> **YOUR INSTRUCTIONS**
Emit the data below verbatim, stripping out any pictures.
— start —
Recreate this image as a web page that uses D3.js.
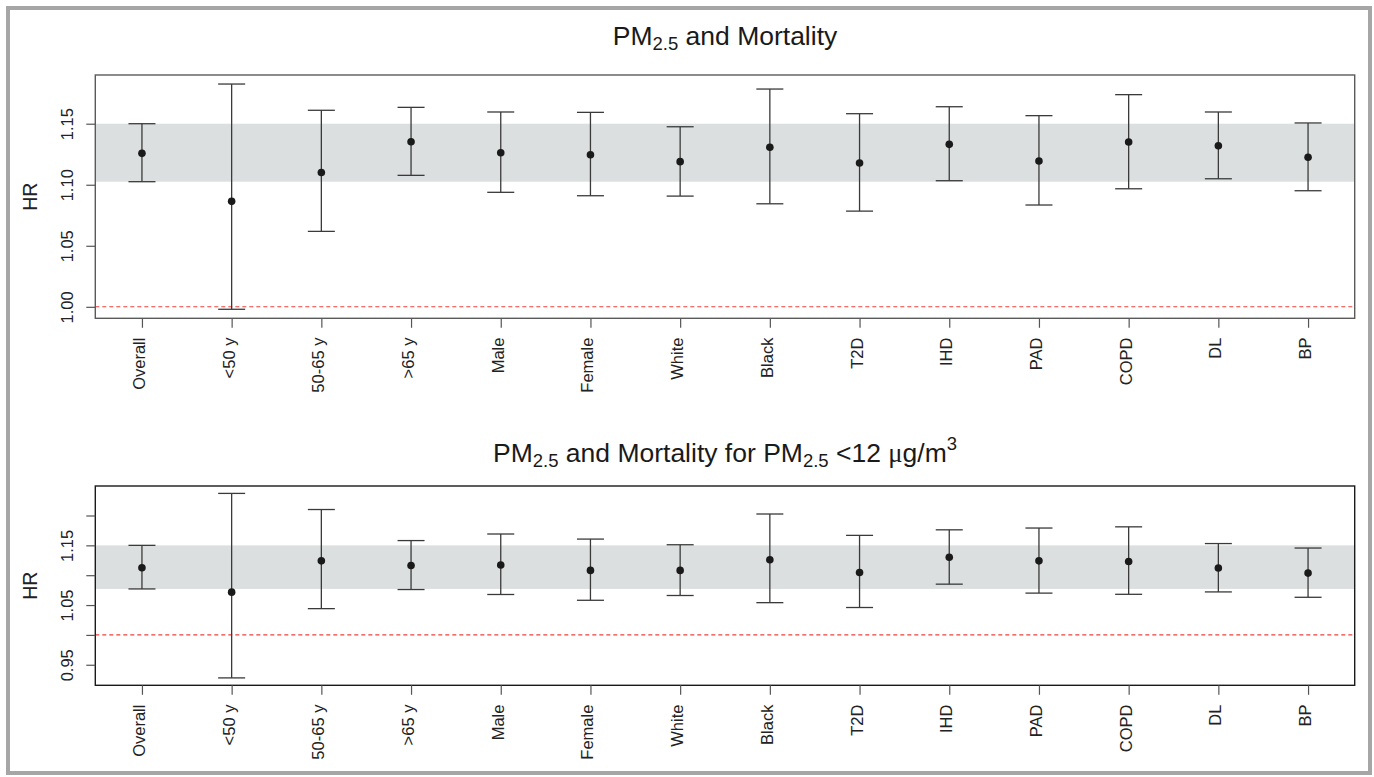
<!DOCTYPE html>
<html>
<head>
<meta charset="utf-8">
<script src="https://cdn.jsdelivr.net/npm/d3@7"></script>
<style>
  html, body { margin: 0; padding: 0; background: #fff; }
  svg { display: block; font-family: "Liberation Sans", Arial, sans-serif; }
</style>
</head>
<body>
<svg id="chart" width="1374" height="777"></svg>
<script>
// ---- data ----
const categories = ["Overall", "<50 y", "50-65 y", ">65 y", "Male", "Female", "White", "Black", "T2D", "IHD", "PAD", "COPD", "DL", "BP"];

const topEst   = [1.1257, 1.0864, 1.110, 1.1352, 1.1262, 1.1246, 1.1189, 1.1307, 1.1178, 1.1331, 1.1194, 1.135, 1.132, 1.1225];
const topLower = [1.1025, 0.998, 1.0618, 1.1077, 1.0938, 1.091, 1.0907, 1.0844, 1.0784, 1.1033, 1.0834, 1.0967, 1.1049, 1.0951];
const topUpper = [1.150, 1.1825, 1.161, 1.1634, 1.1596, 1.1593, 1.1475, 1.1784, 1.1582, 1.1639, 1.1566, 1.1738, 1.1596, 1.1506];

const botEst   = [1.1124, 1.0716, 1.124, 1.1163, 1.117, 1.108, 1.108, 1.126, 1.1046, 1.130, 1.124, 1.123, 1.112, 1.1035];
const botLower = [1.077, 0.928, 1.044, 1.076, 1.0677, 1.058, 1.066, 1.054, 1.0459, 1.085, 1.070, 1.068, 1.072, 1.063];
const botUpper = [1.150, 1.237, 1.210, 1.158, 1.169, 1.1605, 1.151, 1.2025, 1.1667, 1.176, 1.179, 1.181, 1.153, 1.1455];

const topTicks = [1.00, 1.05, 1.10, 1.15];
const topTickLabels = ["1.00", "1.05", "1.10", "1.15"];
const botTicks = [0.95, 1.00, 1.05, 1.10, 1.15, 1.20];
const botTickLabels = ["0.95", "", "1.05", "", "1.15", ""];

const refValue = 1.0;

// ---- layout ----
const svg = d3.select("#chart");
const W = 1374, H = 777;
const plotLeft = 95.3, plotRight = 1354.7;

svg.append("rect").attr("x", 0).attr("y", 0).attr("width", W).attr("height", H).attr("fill", "#fff");
// outer frame
svg.append("rect").attr("x", 8).attr("y", 8).attr("width", 1362).attr("height", 765)
  .attr("fill", "none").attr("stroke", "#a6a6a6").attr("stroke-width", 4);

const x = d3.scaleLinear().domain([0.48, categories.length + 0.52]).range([plotLeft, plotRight]);

function panel(cfg) {
  const { top, bottom, domain, est, lower, upper, ticks, tickLabels, frameColor, titleY, titleParts } = cfg;
  const y = d3.scaleLinear().domain(domain).range([bottom, top]);
  const g = svg.append("g");

  // shaded band from overall CI
  g.append("rect")
    .attr("x", plotLeft).attr("width", plotRight - plotLeft)
    .attr("y", y(upper[0])).attr("height", y(lower[0]) - y(upper[0]))
    .attr("fill", "#dcdfe0");

  // reference line
  g.append("line")
    .attr("x1", plotLeft).attr("x2", plotRight)
    .attr("y1", y(refValue)).attr("y2", y(refValue))
    .attr("stroke", "#f0403c").attr("stroke-width", 1.1).attr("stroke-dasharray", "4,3");

  const data = categories.map((c, i) => ({ c, i: i + 1, est: est[i], lo: lower[i], hi: upper[i] }));
  const capW = 13.5;
  const eb = g.append("g").attr("stroke", "#3a3a3a").attr("stroke-width", 1.3);
  eb.selectAll("line.v").data(data).join("line")
    .attr("x1", d => x(d.i)).attr("x2", d => x(d.i))
    .attr("y1", d => y(d.lo)).attr("y2", d => y(d.hi));
  eb.selectAll("line.hi").data(data).join("line").attr("class", "hi")
    .attr("x1", d => x(d.i) - capW).attr("x2", d => x(d.i) + capW)
    .attr("y1", d => y(d.hi)).attr("y2", d => y(d.hi));
  eb.selectAll("line.lo").data(data).join("line").attr("class", "lo")
    .attr("x1", d => x(d.i) - capW).attr("x2", d => x(d.i) + capW)
    .attr("y1", d => y(d.lo)).attr("y2", d => y(d.lo));

  g.selectAll("circle").data(data).join("circle")
    .attr("cx", d => x(d.i)).attr("cy", d => y(d.est)).attr("r", 3.8)
    .attr("fill", "#1a1a1a");

  // frame
  g.append("rect").attr("x", plotLeft).attr("y", top)
    .attr("width", plotRight - plotLeft).attr("height", bottom - top)
    .attr("fill", "none").attr("stroke", frameColor).attr("stroke-width", 1.4);

  // y axis
  const ya = g.append("g").attr("transform", `translate(${plotLeft},0)`)
    .call(d3.axisLeft(y).tickValues(ticks).tickSize(9).tickFormat((d, i) => tickLabels[i]));
  ya.select(".domain").remove();
  ya.selectAll(".tick line").attr("stroke", "#555").attr("stroke-width", 1.2);
  ya.selectAll(".tick text")
    .attr("x", null).attr("dy", null)
    .attr("transform", "translate(-22.6,0) rotate(-90)")
    .attr("text-anchor", "middle")
    .attr("font-size", 16.5).attr("fill", "#222")
    .attr("font-family", "'Liberation Sans', Arial, sans-serif");

  // x axis
  const xa = g.append("g").attr("transform", `translate(0,${bottom})`)
    .call(d3.axisBottom(x).tickValues(d3.range(1, categories.length + 1)).tickSize(9.5)
      .tickFormat(d => categories[d - 1]));
  xa.select(".domain").remove();
  xa.selectAll(".tick line").attr("stroke", "#555").attr("stroke-width", 1.2);
  xa.selectAll(".tick text")
    .attr("y", null).attr("dy", null)
    .attr("transform", "translate(2.5,19.3) rotate(-90)")
    .attr("text-anchor", "end")
    .attr("font-size", 16.5).attr("fill", "#222")
    .attr("font-family", "'Liberation Sans', Arial, sans-serif");

  // HR label
  g.append("text")
    .attr("transform", `translate(36.5,${(top + bottom) / 2}) rotate(-90)`)
    .attr("text-anchor", "middle").attr("font-size", 19.5).attr("fill", "#222")
    .text("HR");

  // title
  const t = g.append("text").attr("x", (plotLeft + plotRight) / 2).attr("y", titleY)
    .attr("text-anchor", "middle").attr("font-size", 26.5).attr("fill", "#1a1a1a");
  titleParts.forEach(p => {
    const ts = t.append("tspan").text(p.text);
    if (p.sub) ts.attr("font-size", 18.5).attr("dy", 5);
    if (p.sup) ts.attr("font-size", 18.5).attr("dy", -12);
    if (p.reset) ts.attr("dy", p.reset);
    if (p.serif) ts.attr("font-family", "'Liberation Serif', 'Times New Roman', serif");
  });
}

panel({
  top: 75, bottom: 318.3, domain: [0.9906, 1.1899],
  est: topEst, lower: topLower, upper: topUpper,
  ticks: topTicks, tickLabels: topTickLabels, frameColor: "#5a5a5a",
  titleY: 44.5,
  titleParts: [
    { text: "PM" }, { text: "2.5", sub: true }, { text: " and Mortality", reset: -5 }
  ]
});

panel({
  top: 486, bottom: 685.3, domain: [0.9156, 1.2494],
  est: botEst, lower: botLower, upper: botUpper,
  ticks: botTicks, tickLabels: botTickLabels, frameColor: "#1a1a1a",
  titleY: 462,
  titleParts: [
    { text: "PM" }, { text: "2.5", sub: true }, { text: " and Mortality for PM", reset: -5 },
    { text: "2.5", sub: true }, { text: " <12 ", reset: -5 }, { text: "\u03BC", serif: true },
    { text: "g/m" }, { text: "3", sup: true }
  ]
});
</script>
</body>
</html>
— end —
> **EXERCISE RESPONSE**
Recreate this image as a web page that uses D3.js.
<!DOCTYPE html>
<html>
<head>
<meta charset="utf-8">
<script src="https://cdn.jsdelivr.net/npm/d3@7"></script>
<style>
  html, body { margin: 0; padding: 0; background: #fff; }
  svg { display: block; font-family: "Liberation Sans", Arial, sans-serif; }
</style>
</head>
<body>
<svg id="chart" width="1374" height="777"></svg>
<script>
// ---- data ----
const categories = ["Overall", "<50 y", "50-65 y", ">65 y", "Male", "Female", "White", "Black", "T2D", "IHD", "PAD", "COPD", "DL", "BP"];

const topEst   = [1.1257, 1.0864, 1.110, 1.1352, 1.1262, 1.1246, 1.1189, 1.1307, 1.1178, 1.1331, 1.1194, 1.135, 1.132, 1.1225];
const topLower = [1.1025, 0.998, 1.0618, 1.1077, 1.0938, 1.091, 1.0907, 1.0844, 1.0784, 1.1033, 1.0834, 1.0967, 1.1049, 1.0951];
const topUpper = [1.150, 1.1825, 1.161, 1.1634, 1.1596, 1.1593, 1.1475, 1.1784, 1.1582, 1.1639, 1.1566, 1.1738, 1.1596, 1.1506];

const botEst   = [1.1124, 1.0716, 1.124, 1.1163, 1.117, 1.108, 1.108, 1.126, 1.1046, 1.130, 1.124, 1.123, 1.112, 1.1035];
const botLower = [1.077, 0.928, 1.044, 1.076, 1.0677, 1.058, 1.066, 1.054, 1.0459, 1.085, 1.070, 1.068, 1.072, 1.063];
const botUpper = [1.150, 1.237, 1.210, 1.158, 1.169, 1.1605, 1.151, 1.2025, 1.1667, 1.176, 1.179, 1.181, 1.153, 1.1455];

const topTicks = [1.00, 1.05, 1.10, 1.15];
const topTickLabels = ["1.00", "1.05", "1.10", "1.15"];
const botTicks = [0.95, 1.00, 1.05, 1.10, 1.15, 1.20];
const botTickLabels = ["0.95", "", "1.05", "", "1.15", ""];

const refValue = 1.0;

// ---- layout ----
const svg = d3.select("#chart");
const W = 1374, H = 777;
const plotLeft = 95.3, plotRight = 1354.7;

svg.append("rect").attr("x", 0).attr("y", 0).attr("width", W).attr("height", H).attr("fill", "#fff");
// outer frame
svg.append("rect").attr("x", 8).attr("y", 8).attr("width", 1362).attr("height", 765)
  .attr("fill", "none").attr("stroke", "#a6a6a6").attr("stroke-width", 4);

const x = d3.scaleLinear().domain([0.48, categories.length + 0.52]).range([plotLeft, plotRight]);

function panel(cfg) {
  const { top, bottom, domain, est, lower, upper, ticks, tickLabels, frameColor, titleY, titleParts } = cfg;
  const y = d3.scaleLinear().domain(domain).range([bottom, top]);
  const g = svg.append("g");

  // shaded band from overall CI
  g.append("rect")
    .attr("x", plotLeft).attr("width", plotRight - plotLeft)
    .attr("y", y(upper[0])).attr("height", y(lower[0]) - y(upper[0]))
    .attr("fill", "#dcdfe0");

  // reference line
  g.append("line")
    .attr("x1", plotLeft).attr("x2", plotRight)
    .attr("y1", y(refValue)).attr("y2", y(refValue))
    .attr("stroke", "#f0403c").attr("stroke-width", 1.1).attr("stroke-dasharray", "4,3");

  const data = categories.map((c, i) => ({ c, i: i + 1, est: est[i], lo: lower[i], hi: upper[i] }));
  const capW = 13.5;
  const eb = g.append("g").attr("stroke", "#3a3a3a").attr("stroke-width", 1.3);
  eb.selectAll("line.v").data(data).join("line")
    .attr("x1", d => x(d.i)).attr("x2", d => x(d.i))
    .attr("y1", d => y(d.lo)).attr("y2", d => y(d.hi));
  eb.selectAll("line.hi").data(data).join("line").attr("class", "hi")
    .attr("x1", d => x(d.i) - capW).attr("x2", d => x(d.i) + capW)
    .attr("y1", d => y(d.hi)).attr("y2", d => y(d.hi));
  eb.selectAll("line.lo").data(data).join("line").attr("class", "lo")
    .attr("x1", d => x(d.i) - capW).attr("x2", d => x(d.i) + capW)
    .attr("y1", d => y(d.lo)).attr("y2", d => y(d.lo));

  g.selectAll("circle").data(data).join("circle")
    .attr("cx", d => x(d.i)).attr("cy", d => y(d.est)).attr("r", 3.8)
    .attr("fill", "#1a1a1a");

  // frame
  g.append("rect").attr("x", plotLeft).attr("y", top)
    .attr("width", plotRight - plotLeft).attr("height", bottom - top)
    .attr("fill", "none").attr("stroke", frameColor).attr("stroke-width", 1.4);

  // y axis
  const ya = g.append("g").attr("transform", `translate(${plotLeft},0)`)
    .call(d3.axisLeft(y).tickValues(ticks).tickSize(9).tickFormat((d, i) => tickLabels[i]));
  ya.select(".domain").remove();
  ya.selectAll(".tick line").attr("stroke", "#555").attr("stroke-width", 1.2);
  ya.selectAll(".tick text")
    .attr("x", null).attr("dy", null)
    .attr("transform", "translate(-22.6,0) rotate(-90)")
    .attr("text-anchor", "middle")
    .attr("font-size", 16.5).attr("fill", "#222")
    .attr("font-family", "'Liberation Sans', Arial, sans-serif");

  // x axis
  const xa = g.append("g").attr("transform", `translate(0,${bottom})`)
    .call(d3.axisBottom(x).tickValues(d3.range(1, categories.length + 1)).tickSize(9.5)
      .tickFormat(d => categories[d - 1]));
  xa.select(".domain").remove();
  xa.selectAll(".tick line").attr("stroke", "#555").attr("stroke-width", 1.2);
  xa.selectAll(".tick text")
    .attr("y", null).attr("dy", null)
    .attr("transform", "translate(2.5,19.3) rotate(-90)")
    .attr("text-anchor", "end")
    .attr("font-size", 16.5).attr("fill", "#222")
    .attr("font-family", "'Liberation Sans', Arial, sans-serif");

  // HR label
  g.append("text")
    .attr("transform", `translate(36.5,${(top + bottom) / 2}) rotate(-90)`)
    .attr("text-anchor", "middle").attr("font-size", 19.5).attr("fill", "#222")
    .text("HR");

  // title
  const t = g.append("text").attr("x", (plotLeft + plotRight) / 2).attr("y", titleY)
    .attr("text-anchor", "middle").attr("font-size", 26.5).attr("fill", "#1a1a1a");
  titleParts.forEach(p => {
    const ts = t.append("tspan").text(p.text);
    if (p.sub) ts.attr("font-size", 18.5).attr("dy", 5);
    if (p.sup) ts.attr("font-size", 18.5).attr("dy", -12);
    if (p.reset) ts.attr("dy", p.reset);
    if (p.serif) ts.attr("font-family", "'Liberation Serif', 'Times New Roman', serif");
  });
}

panel({
  top: 75, bottom: 318.3, domain: [0.9906, 1.1899],
  est: topEst, lower: topLower, upper: topUpper,
  ticks: topTicks, tickLabels: topTickLabels, frameColor: "#5a5a5a",
  titleY: 44.5,
  titleParts: [
    { text: "PM" }, { text: "2.5", sub: true }, { text: " and Mortality", reset: -5 }
  ]
});

panel({
  top: 486, bottom: 685.3, domain: [0.9156, 1.2494],
  est: botEst, lower: botLower, upper: botUpper,
  ticks: botTicks, tickLabels: botTickLabels, frameColor: "#1a1a1a",
  titleY: 462,
  titleParts: [
    { text: "PM" }, { text: "2.5", sub: true }, { text: " and Mortality for PM", reset: -5 },
    { text: "2.5", sub: true }, { text: " <12 ", reset: -5 }, { text: "\u03BC", serif: true },
    { text: "g/m" }, { text: "3", sup: true }
  ]
});
</script>
</body>
</html>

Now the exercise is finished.